Broad does not believe Anderson’s batting duties this morning will aggravate the injury whatever the results of the medical assessment and expects him to play a frustrating role, as he did when saving the game here against Australia in 2009.

“It is one of the frustrating injuries as a bowler. Hopefully it will just be a little tightness,” added Broad. “Jimmy is not feeling pain when he’s batting and hopefully he’ll have one of those frustrating hours when he wears a few but gets it away.

“With my side injury I could do pretty much everything but bowl. An extensive pull shot might strain it or something but we don’t really see Jimmy playing a huge amount of them, he’s more of a clip to fine leg man.”

Broad, 24, brought up the significant milestone of 100 Test wickets when he removed Thisara Perera, becoming the second youngest England player to do so after Ian Botham.

He preferred not to dwell on the achievement for long, instead focusing on England’s prospects of winning the match from a difficult position.

“I felt in really good rhythm to be honest,” he said. “I’d prefer it to have come at 90-1 not 300-and-odd for eight to be honest but it was hard work out there.

“I actually thought we bowled pretty well and stayed together.
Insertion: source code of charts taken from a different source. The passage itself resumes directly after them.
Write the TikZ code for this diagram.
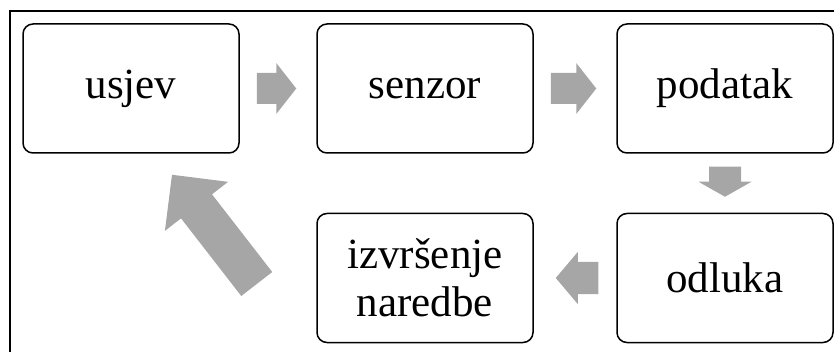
\documentclass[tikz,border=0pt]{standalone}
\usepackage{fontspec}
\setmainfont{Liberation Serif}
\usetikzlibrary{calc}
\definecolor{arrowgray}{RGB}{166,166,166}
\tikzset{
  stepbox/.style={draw=black, line width=1.5pt, rounded corners=10pt,
    minimum width=216pt, minimum height=129pt, inner sep=0pt, align=center,
    font=\fontsize{43}{48}\selectfont},
  framestyle/.style={draw=black, line width=1.2pt}
}
\newcommand{\blockarrow}[5]{%
  \coordinate (bn) at ($(#2)!#5!(#1)$);
  \fill[arrowgray] ($(#1)!#3!90:(#2)$) -- ($(bn)!#3!90:(#2)$) -- ($(bn)!#4!90:(#2)$)
    -- (#2) -- ($(bn)!#4!-90:(#2)$) -- ($(bn)!#3!-90:(#2)$) -- ($(#1)!#3!-90:(#2)$) -- cycle;
}
\begin{document}
\begin{tikzpicture}[x=1pt, y=-1pt]
\useasboundingbox (0,0) rectangle (834,352);
\coordinate (fb) at (10,360);
\coordinate (fc) at (10,11);
\coordinate (fr) at (840,11);
\draw[framestyle] (fb) -- (fc) -- (fr);

\node[stepbox] (usjev) at (131,88.5) {usjev};
\node[stepbox] (senzor) at (425,88.5) {senzor};
\node[stepbox] (podatak) at (725,88.5) {podatak};
\node[stepbox] (odluka) at (725,278) {odluka};
\node[stepbox] (izvrsenje) at (425,278) {izvršenje\\naredbe};

\coordinate (t1) at ($(usjev.east)+(17,0)$);
\coordinate (h1) at ($(senzor.west)+(-20,0)$);
\blockarrow{t1}{h1}{15.5pt}{25.5pt}{20pt}

\coordinate (t2) at ($(senzor.east)+(17,0)$);
\coordinate (h2) at ($(podatak.west)+(-20,0)$);
\blockarrow{t2}{h2}{15.5pt}{25.5pt}{20pt}

\coordinate (t3) at ($(podatak.south)+(0,13)$);
\coordinate (h3) at ($(odluka.north)+(0,-16)$);
\blockarrow{t3}{h3}{16pt}{26.5pt}{15pt}

\coordinate (t4) at ($(odluka.west)+(-18,0)$);
\coordinate (h4) at ($(izvrsenje.east)+(22,0)$);
\blockarrow{t4}{h4}{16pt}{26pt}{22pt}

\coordinate (t5) at ($(izvrsenje.west)+(-59.5,6)$);
\coordinate (h5) at ($(usjev.south)+(41,21)$);
\blockarrow{t5}{h5}{19.6pt}{40pt}{40pt}
\end{tikzpicture}
\end{document}
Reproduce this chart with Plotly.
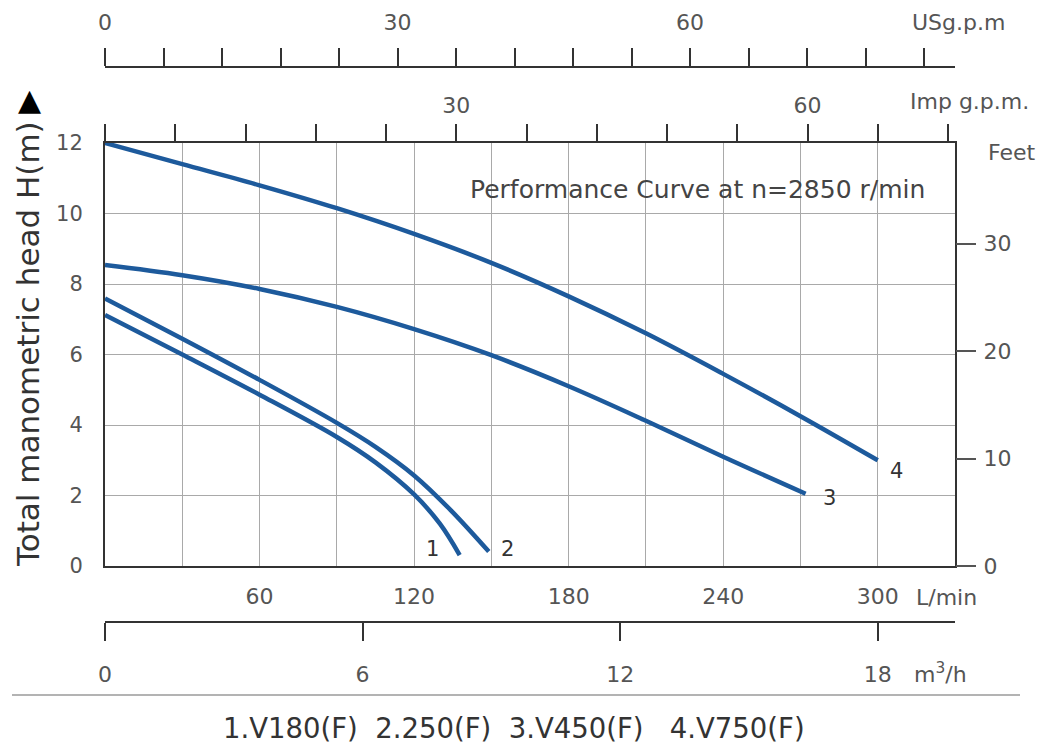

It would have been easy to get quite ragged in the afternoon but we did pretty well, created chances and had four or five pretty decent lbw shouts and a few nicks that didn’t go to hand.”

Using Australia’s performance two years ago as a template, Broad insisted a home win was still possible at the SWALEC Stadium.

“I think we’re in a pretty good position. if we can bat big and bat once we have a chance of winning this Test match,” he said.

“We got 435 against Australia in 2009 and we were under the pump for the last 120 overs.”